* RECORDS FOR THIS EXERCISE
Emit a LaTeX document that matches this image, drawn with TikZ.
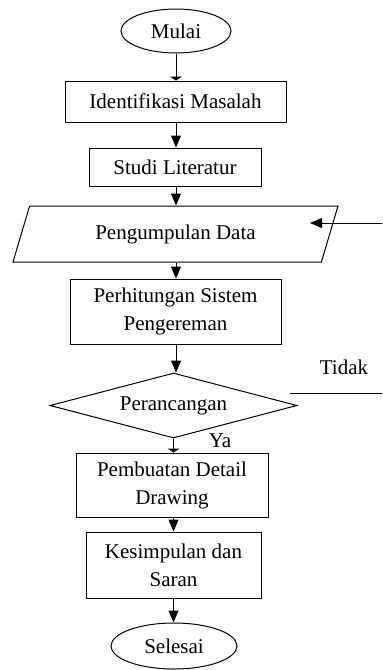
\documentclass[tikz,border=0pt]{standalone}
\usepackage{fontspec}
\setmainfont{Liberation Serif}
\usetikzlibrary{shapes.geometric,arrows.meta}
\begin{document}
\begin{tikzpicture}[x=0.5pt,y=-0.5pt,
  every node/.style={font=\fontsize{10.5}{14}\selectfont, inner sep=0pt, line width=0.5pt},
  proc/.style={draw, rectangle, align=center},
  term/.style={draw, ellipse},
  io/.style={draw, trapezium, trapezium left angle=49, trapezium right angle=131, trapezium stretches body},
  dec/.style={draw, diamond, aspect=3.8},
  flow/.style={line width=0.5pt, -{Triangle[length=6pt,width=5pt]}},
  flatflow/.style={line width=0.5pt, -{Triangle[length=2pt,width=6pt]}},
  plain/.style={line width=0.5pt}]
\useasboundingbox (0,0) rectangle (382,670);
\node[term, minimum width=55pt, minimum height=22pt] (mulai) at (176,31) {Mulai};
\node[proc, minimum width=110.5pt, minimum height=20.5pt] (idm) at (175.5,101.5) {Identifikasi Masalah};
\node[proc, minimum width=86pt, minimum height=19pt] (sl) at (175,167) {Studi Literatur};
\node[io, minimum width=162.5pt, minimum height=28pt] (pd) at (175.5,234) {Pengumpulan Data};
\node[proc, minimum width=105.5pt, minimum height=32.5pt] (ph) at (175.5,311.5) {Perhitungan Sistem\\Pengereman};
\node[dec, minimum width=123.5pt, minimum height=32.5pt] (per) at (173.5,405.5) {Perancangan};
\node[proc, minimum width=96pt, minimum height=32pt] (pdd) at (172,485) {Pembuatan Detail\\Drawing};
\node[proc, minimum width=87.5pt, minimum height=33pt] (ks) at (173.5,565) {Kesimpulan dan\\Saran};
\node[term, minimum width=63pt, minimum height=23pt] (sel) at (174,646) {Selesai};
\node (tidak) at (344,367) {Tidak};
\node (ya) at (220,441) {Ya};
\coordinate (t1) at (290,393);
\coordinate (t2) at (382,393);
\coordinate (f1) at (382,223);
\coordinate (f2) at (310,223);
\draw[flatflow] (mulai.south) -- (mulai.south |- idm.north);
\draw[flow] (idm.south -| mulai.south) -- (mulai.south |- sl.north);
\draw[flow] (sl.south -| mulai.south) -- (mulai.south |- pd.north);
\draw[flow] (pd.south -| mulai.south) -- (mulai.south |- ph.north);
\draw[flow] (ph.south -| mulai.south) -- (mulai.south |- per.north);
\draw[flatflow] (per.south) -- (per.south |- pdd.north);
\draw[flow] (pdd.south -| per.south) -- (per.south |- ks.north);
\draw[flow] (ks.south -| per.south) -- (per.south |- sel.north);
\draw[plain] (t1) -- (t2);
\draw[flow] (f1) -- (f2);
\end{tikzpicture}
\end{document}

--

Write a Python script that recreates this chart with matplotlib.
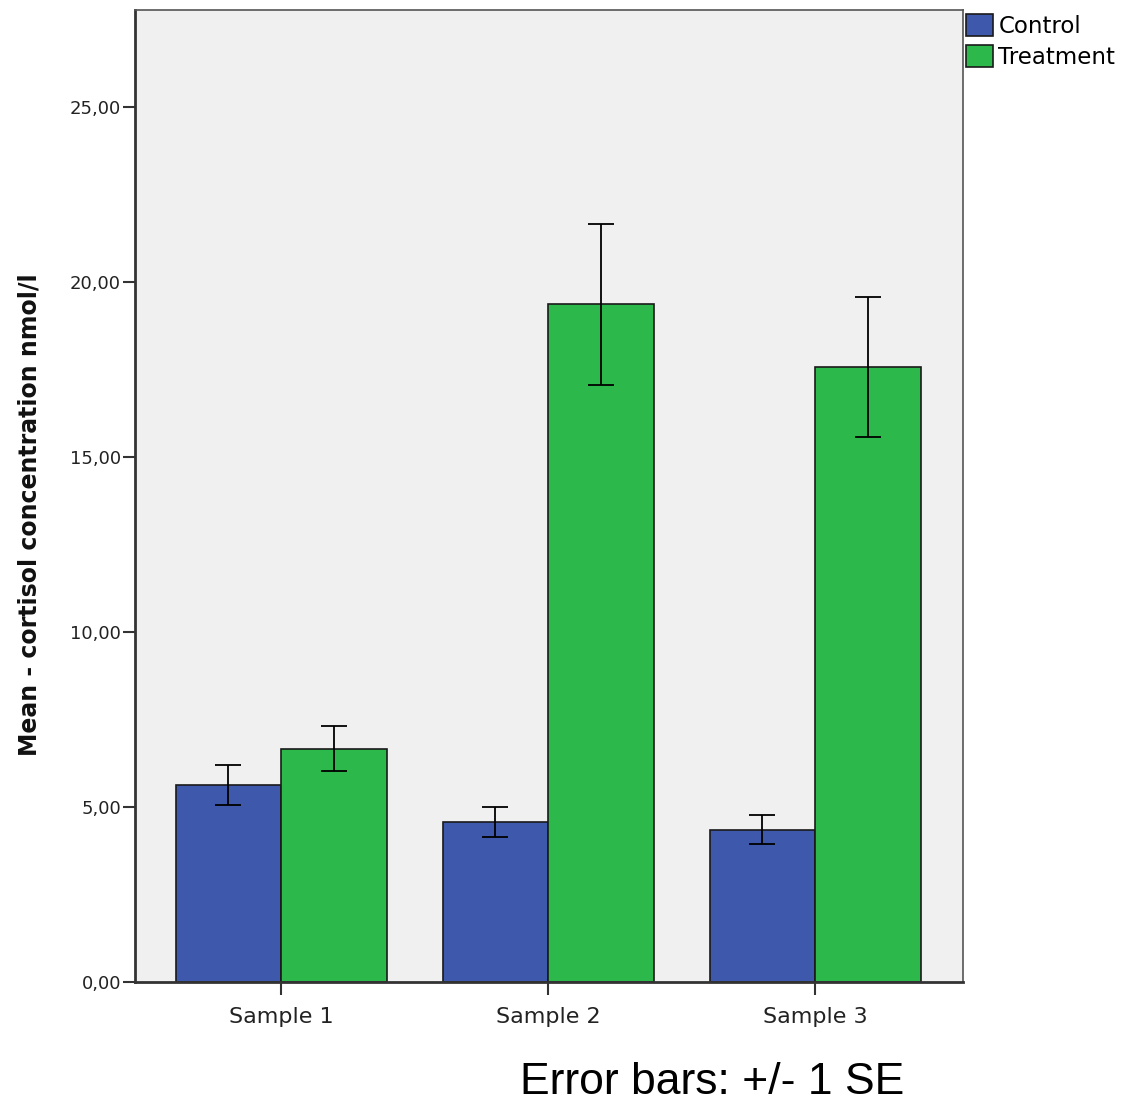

* WHAT IS BEING ASKED
Your answer should be a single number: how many lines of the material contain the word "with".

* TASK RESPONSE
2